Housing starts jump 7%

The pace of new home construction in Canada picked up in September, jumping from an annual rate of 191,900 to 205,900.
The pace of new home construction increased in September, CMHC said Tuesday. (CBC)

The pace of new home construction in Canada picked up in September, jumping from an annual rate of 191,900 to 205,900.

"Housing starts picked up in September due to an increase in multiple starts in the Atlantic region, Quebec and in British Columbia," the Canada Mortgage and Housing Corporation's deputy chief economist Mathieu Laberge said.

"Multiple housing starts are expected to move back towards levels consistent with demographic fundamentals in the near term."

Urban starts increased by eight per cent to 185,900 units in September. Multiple urban starts rose by 14.2 per cent to 118,000 units, while urban single starts decreased by 1.5 per cent in September to 67,900 units.

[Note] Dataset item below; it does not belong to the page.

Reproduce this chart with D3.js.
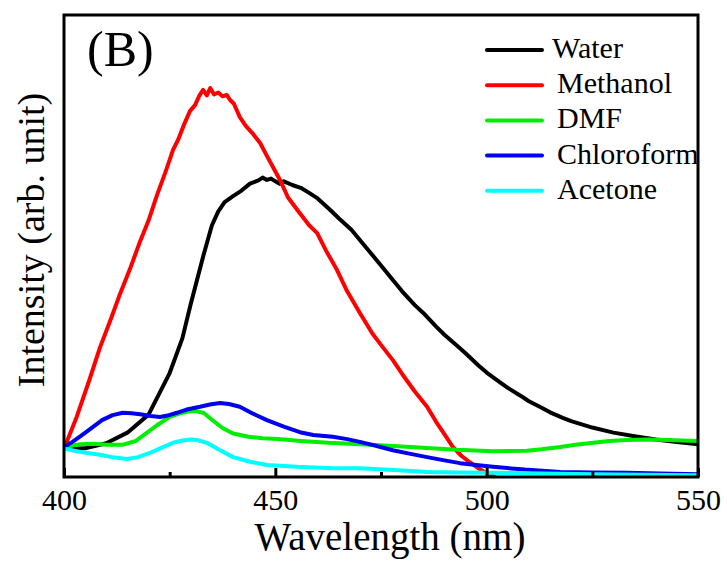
<!DOCTYPE html>
<html>
<head>
<meta charset="utf-8">
<script src="https://cdn.jsdelivr.net/npm/d3@7"></script>
<style>
  html, body { margin: 0; padding: 0; background: #fff; }
  svg text { font-family: 'Liberation Serif', 'Times New Roman', serif; }
</style>
</head>
<body>
<svg id="chart" width="727" height="563"></svg>
<script>
// ---- data (wavelength nm, intensity arb. unit) ----
const seriesNames = ["Water", "Methanol", "DMF", "Chloroform", "Acetone"];
const seriesColors = ["#000000", "#ff0000", "#00ee00", "#0000ee", "#00ffff"];
const xTicks = [400, 450, 500, 550];
const xMinorTicks = [425, 475, 525];

const water = [
  [400,6.1],[405,6.2],[410,7.3],[415,9.6],[420,13.5],[425,22.5],[428,30],[430,37.5],[433,48],[435,54.5],
  [436.5,57.5],[438,59.5],[440,60.8],[442,62],[444,63.5],[446,64.2],[447,64.8],[448,64.3],[449,64.6],[450,64],[451,63.5],
  [452,64],[454,63.2],[456,62.6],[458,61.5],[460,60.3],[463,57.8],[465,56],[468,53.5],[470,51.3],[473,48],
  [475,45.8],[478,42.4],[480,40.2],[483,37.2],[485,35.5],[488,32.6],[490,30.8],[493,28.4],[495,26.8],[498,24.2],
  [500,22.6],[503,20.6],[505,19.3],[508,17.6],[510,16.4],[513,15],[515,14],[518,12.8],[520,12.1],[525,10.7],
  [530,9.6],[535,8.8],[540,8.1],[545,7.6],[550,7.1]
];
const methanol = [
  [400,6.1],[403,13],[406,21],[408.5,28],[411,34],[413,39],[415.6,45],[418,51],[420,55.5],[422,61],
  [424,66],[425.8,70.8],[427,73],[428.5,76.5],[429.8,79.2],[431,80.5],[432,82.5],[432.9,83.8],[433.8,82.6],[434.6,84.2],
  [435.5,82.8],[436.5,83.2],[437.5,82.4],[438.5,82.7],[439.3,81.6],[440.2,80.8],[441.6,77.9],[443,76],[444.5,74.5],[446.4,72.3],
  [448,69.5],[449.5,67],[451.1,64.3],[453,60.5],[455.8,57.1],[458,54.5],[459.9,52.8],[462,49],[464.6,44.8],[467,40.2],
  [470,35.5],[473,31],[475,28.6],[477.8,25.3],[480,22.3],[483,18.5],[485.9,15.2],[488,12],[490,9.3],[492,6.5],
  [494,4.6],[496,3.2],[498,1.9],[500,0.8],[502,0]
];
const dmf = [
  [400,6.1],[402,6.8],[404,7.1],[407,7.2],[410,7],[414,7],[417,7.8],[419.5,9.5],[422,11.2],[425,13],
  [427.5,13.8],[429.6,14.2],[431,14.3],[433,13.9],[435,12.4],[437.5,10.6],[440,9.4],[443.6,8.7],[447,8.4],[450.7,8.2],
  [456,7.8],[462.5,7.4],[470,7.1],[478,6.7],[485.9,6.3],[493,5.9],[501.5,5.6],[509.5,5.7],[513,6],[517.4,6.5],
  [521,7],[525.2,7.4],[529,7.8],[533.2,8.0],[538,8.1],[543,8],[550,7.8]
];
const chloroform = [
  [400,6.5],[402,7.6],[404,8.9],[406.8,10.8],[409,12.3],[411.5,13.4],[413.9,13.9],[416,13.8],[418,13.6],[420.5,13.2],
  [422.7,13],[424.5,13.3],[426.7,13.9],[429,14.6],[432.2,15.2],[434.5,15.7],[436.9,16],[439,15.8],[441.6,15.2],[444.5,13.8],
  [448,12.3],[452,10.9],[455.8,9.7],[459,9.1],[463.6,8.7],[467,8.2],[470,7.6],[474,6.7],[477.8,5.8],[482,5],
  [485.9,4.3],[490,3.6],[493.7,3],[497.5,2.6],[501.5,2.2],[509,1.6],[517.4,1.1],[525,1],[533.2,0.9],[541,0.75],
  [550,0.6]
];
const acetone = [
  [400,6.1],[404,5.4],[408.5,4.8],[412,4.2],[414.9,3.9],[417.5,4.3],[420.3,5.2],[423,6.3],[425.8,7.4],[428,7.9],
  [429.8,8.1],[431.5,8],[433.8,7.4],[436.5,6],[440,4.3],[444,3.3],[448,2.6],[455,2.2],[463.6,1.9],[470,1.9],
  [478,1.5],[485.9,1.1],[493,1],[501.5,0.9],[513,0.75],[525.2,0.6],[537,0.5],[550,0.4]
];
const seriesData = [water, methanol, dmf, chloroform, acetone];

// ---- layout ----
const FONT = "'Liberation Serif', 'Times New Roman', serif";
const svg = d3.select("#chart");
const mLeft = 64, mRight = 698, mTop = 15, mBottom = 477;

const x = d3.scaleLinear().domain([400, 550]).range([mLeft, mRight]);
const y = d3.scaleLinear().domain([0, 100]).range([mBottom, mTop]);

svg.append("defs").append("clipPath").attr("id", "clip")
  .append("rect").attr("x", mLeft).attr("y", mTop)
  .attr("width", mRight - mLeft).attr("height", mBottom - mTop);

const line = d3.line().x(d => x(d[0])).y(d => y(d[1])).curve(d3.curveLinear);

const g = svg.append("g").attr("clip-path", "url(#clip)");
seriesData.forEach((s, i) => {
  g.append("path").datum(s)
    .attr("fill", "none")
    .attr("stroke", seriesColors[i])
    .attr("stroke-width", 4)
    .attr("stroke-linejoin", "round")
    .attr("stroke-linecap", "round")
    .attr("d", line);
});

// frame
svg.append("rect")
  .attr("x", mLeft).attr("y", mTop)
  .attr("width", mRight - mLeft).attr("height", mBottom - mTop)
  .attr("fill", "none").attr("stroke", "#000").attr("stroke-width", 3);

// x axis (ticks inward)
const xAxis = d3.axisBottom(x).tickValues(xTicks).tickSizeInner(-9).tickSizeOuter(0).tickPadding(12);
const ax = svg.append("g").attr("transform", `translate(0,${mBottom})`).call(xAxis);
ax.attr("font-family", null).attr("font-size", null);
ax.select(".domain").remove();
ax.selectAll(".tick line").attr("stroke", "#000").attr("stroke-width", 3);
ax.selectAll(".tick text")
  .style("font-family", FONT)
  .style("font-size", "30px").attr("fill", "#000");

const axMinor = d3.axisBottom(x).tickValues(xMinorTicks).tickSizeInner(-5).tickSizeOuter(0).tickFormat("");
const am = svg.append("g").attr("transform", `translate(0,${mBottom})`).call(axMinor);
am.select(".domain").remove();
am.selectAll(".tick line").attr("stroke", "#000").attr("stroke-width", 3);

// axis titles
svg.append("text")
  .attr("x", 390).attr("y", 550)
  .attr("text-anchor", "middle")
  .style("font-family", FONT).style("font-size", "39px").attr("fill", "#000")
  .text("Wavelength (nm)");

svg.append("text")
  .attr("transform", "translate(44,240) rotate(-90)")
  .attr("text-anchor", "middle")
  .style("font-family", FONT).style("font-size", "38px").attr("fill", "#000")
  .text("Intensity (arb. unit)");

// panel label
svg.append("text")
  .attr("x", 87).attr("y", 66)
  .style("font-family", FONT).style("font-size", "50px").attr("fill", "#000")
  .text("(B)");

// legend
const legend = svg.append("g");
seriesNames.forEach((name, i) => {
  const ly = 50 + i * 35.2;
  legend.append("line")
    .attr("x1", 487).attr("x2", 542).attr("y1", ly).attr("y2", ly)
    .attr("stroke", seriesColors[i]).attr("stroke-width", 4).attr("stroke-linecap", "round");
  legend.append("text")
    .attr("x", i === 0 ? 552 : 557).attr("y", ly + 8)
    .style("font-family", FONT).style("font-size", "30px").attr("fill", "#000")
    .text(name);
});
</script>
</body>
</html>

Urban starts increased 47 per cent in the Atlantic region, 32 per cent in Quebec and 18.6 per cent in B.C. In Ontario, the pace declined by 3.5 per cent, while in the Prairies it declined by 12 per cent.

The rate was better than the 190,000 or so that economists had been expecting.

"Although the momentum in housing construction cannot be denied, it is being driven increasingly by multiples construction, the segment of the market where newly completed inventory levels are at historically high levels," said David Madani of Capital Economics.

"The higher level of newly completed unoccupied housing units, however, suggests that housing starts are unlikely to be sustained at rates above those required by demographic shifts (perhaps 175,000) for very much longer."

An extended period of low interest rates, combined with high home prices and a relatively stable domestic economy have helped to prop up demand in Canada's housing market for longer than economists initially expected.

The strength in the September figures could help push third-quarter gross domestic product higher.

A robust September, combined with upward revisions to reports from July and August, prompted Capital Economics to revise its estimates for investment in residential building in the third quarter from two per cent to as much as eight per cent.

That momentum will likely be carried into the last quarter of the 2011 calendar year, Madani said.

But if too many new homes are built, a sudden change in the economic outlook could lead to a glut of supply, which would bring home prices down sharply and reduce the net worth of Canadians.

TD Bank economist Francis Fong said the September numbers suggest the housing market remains "extremely healthy."

"Recent financial turmoil emanating from Europe has hit Canadian markets hard and has led to a renewed flight towards the safety of government bonds. This has helped to keep mortgage rates at their record low levels, meaning affordability is still supportive of housing demand," Fong said.

"However, TD Economics expects that spending fatigue and high levels of debt among Canadian households will lead to further moderation in the housing market," he added.

Low interest rates make mortgages cheaper to carry and encourage first time home buyers to enter the market, which drives up prices.

Once those rates begin to rise, the current price of homes could become unaffordable for many, putting downward pressure on future prices.

Those higher home prices and investor expectations of further capital gains have likely driven apartment and condo sales. That could leave the market vulnerable to a sudden loss of confidence "resulting in falling house prices and significant knock-on effects for the economy," Madani said.

"Although there are many potential economic triggers for a housing slump, we also stress that a negative shock, say to unemployment, is not strictly necessary. Instead, a shattering of the blind faith in ever-rising house prices might be sufficient," he warned.